In Maps… Cronenberg and Wagner revel in crafting a tale of isolation, alienation and madness. Several of the characters are haunted by the apparitions of dead children or dead parents, but it is Wasikowska’s creepy Agatha that appears to be the real harbinger of doom, although arguably the film’s message that no bed is messier than the one we make for ourselves, no matter which handy scapegoat we blame our destruction on. Underscored throughout by a poetical incantation lifted from the bizarre black-and-white movie that made Taggart’s name, which is repeated by various characters, the ensemble seem to be themselves drawing down the oblivion that is hurtling towards them. The film’s title is a good example of its sardonic humour: despite the eponymous maps, Hollywood’s stars (and the film’s characters) remain as distant as the celestial ones. The directorial quirk of never having more than one actor in frame unless absolutely necessary further enhances this. Characters perform outwards from centre frame, like a prison mugshot, and the audience is drawn in, the camera subjecting the stars to the same scrutiny that they crave and fear in equal measure.

It is undeniable that this all adds up to a potent atmosphere, supported by well-observed dialogue (particularly between Benjie and his party-addled friends) and some remarkable performances. Olivia Williams brilliantly walks the line her character has drawn between love for a flawed creation and the need to protect the life she has painstakingly constructed out of the literal and figurative ashes of her former one. Christina’s panic is palpable and brilliantly played. Julianne Moore throws herself into Havana Segrand’s neuroses, managing to produce a character who is overly dramatic without the acting itself becoming pantomime, and Mia Wasikowska (as usual) makes everything look easy.
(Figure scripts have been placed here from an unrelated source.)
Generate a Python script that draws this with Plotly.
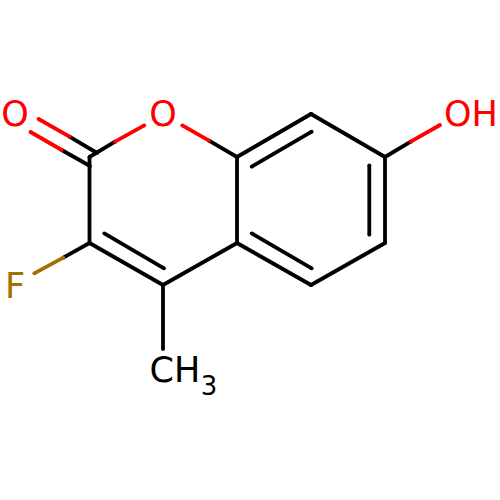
import plotly.graph_objects as go

# black parts of the bonds
black_x = [[89.5, 89.5], [89.5, 163], [163, 237], [237, 311], [311, 385], [385, 385], [385, 311], [311, 237], [237, 237],
           [104.3, 164], [251.7, 311.7], [369.3, 369.3], [251.7, 311.7],
           [163, 163], [89.5, 63.3], [385, 410.7], [237, 209], [89.5, 115], [69.5, 97], [61.7, 90]]
black_y = [[157, 243], [243, 285], [285, 243], [243, 285], [285, 243], [243, 157], [157, 114], [114, 157], [157, 243],
           [233.3, 268.3], [233.3, 268.3], [165.3, 234.7], [166.7, 131.7],
           [285, 349], [243, 257.7], [157, 141.7], [157, 140.7], [157, 141.7], [136.7, 153], [150, 166]]

# red parts (oxygen side)
red_x = [[38.5, 69.5], [30.5, 61.7], [115, 144.3], [182.3, 209], [410.7, 440]]
red_y = [[119, 136.7], [132, 150], [141.7, 125.3], [125.3, 140.7], [141.7, 125]]

# fluorine part
gold_x = [[63.3, 34.3]]
gold_y = [[257.7, 273.3]]

labels = ["O", "O", "OH", "F", "CH", "3"]
label_x = [15, 163, 471, 15, 175, 209]
label_y = [117, 117, 117, 289, 373, 388]
label_colors = ["#FF0000", "#FF0000", "#FF0000", "#A07000", "#000000", "#000000"]
label_sizes = [35, 35, 35, 35, 35, 26]

fig = go.Figure()


def add_bonds(xs, ys, color):
    for x, y in zip(xs, ys):
        fig.add_trace(go.Scatter(x=x, y=y, mode="lines+markers",
                                 line=dict(color=color, width=3.8),
                                 marker=dict(color=color, size=3.8),
                                 hoverinfo="skip"))


add_bonds(black_x, black_y, "#000000")
add_bonds(red_x, red_y, "#FF0000")
add_bonds(gold_x, gold_y, "#A07000")

for t, x, y, c, s in zip(labels, label_x, label_y, label_colors, label_sizes):
    fig.add_trace(go.Scatter(x=[x], y=[y], mode="text", text=[t],
                             textposition="middle center",
                             textfont=dict(family="DejaVu Sans, sans-serif", size=s, color=c),
                             hoverinfo="skip"))

fig.update_layout(width=500, height=500, margin=dict(l=0, r=0, t=0, b=0),
                  paper_bgcolor="white", plot_bgcolor="white", showlegend=False,
                  xaxis=dict(range=[0, 500], visible=False),
                  yaxis=dict(range=[500, 0], visible=False))
fig.write_html("out.html", config={"displayModeBar": False},
               post_script="document.body.style.margin='0';")
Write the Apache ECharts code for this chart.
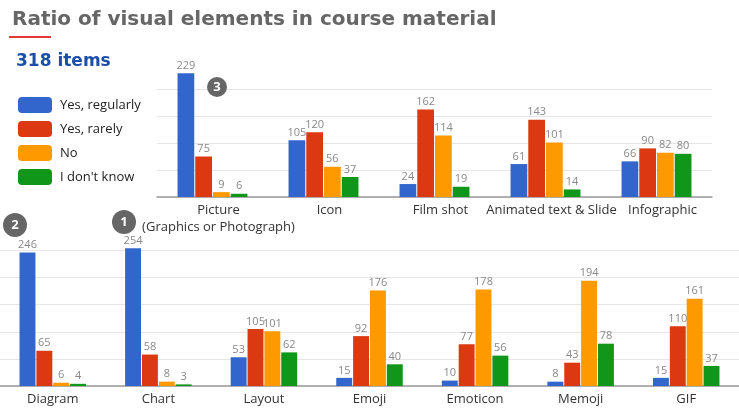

However, despite many admirable aspects, the film revels a little too much in its own nastiness, spiralling into destruction with no clear point. This renders what could be a whip-smart critique of fame and celebrity oddly ho-hum. Pattinson’s limo-driving Wagner cipher is also weirdly vestigial, an unnecessary straight man to the howling, grease-painted clown that is the main plot, and he is unfortunately out-acted by both Moore and Wasikowska in the scenes he shares with them.

Populated by improbable occurrences and fascinating grotesques, Cronenberg’s latest is a wry meditiation on Hollywood’s cynicism and self obsession.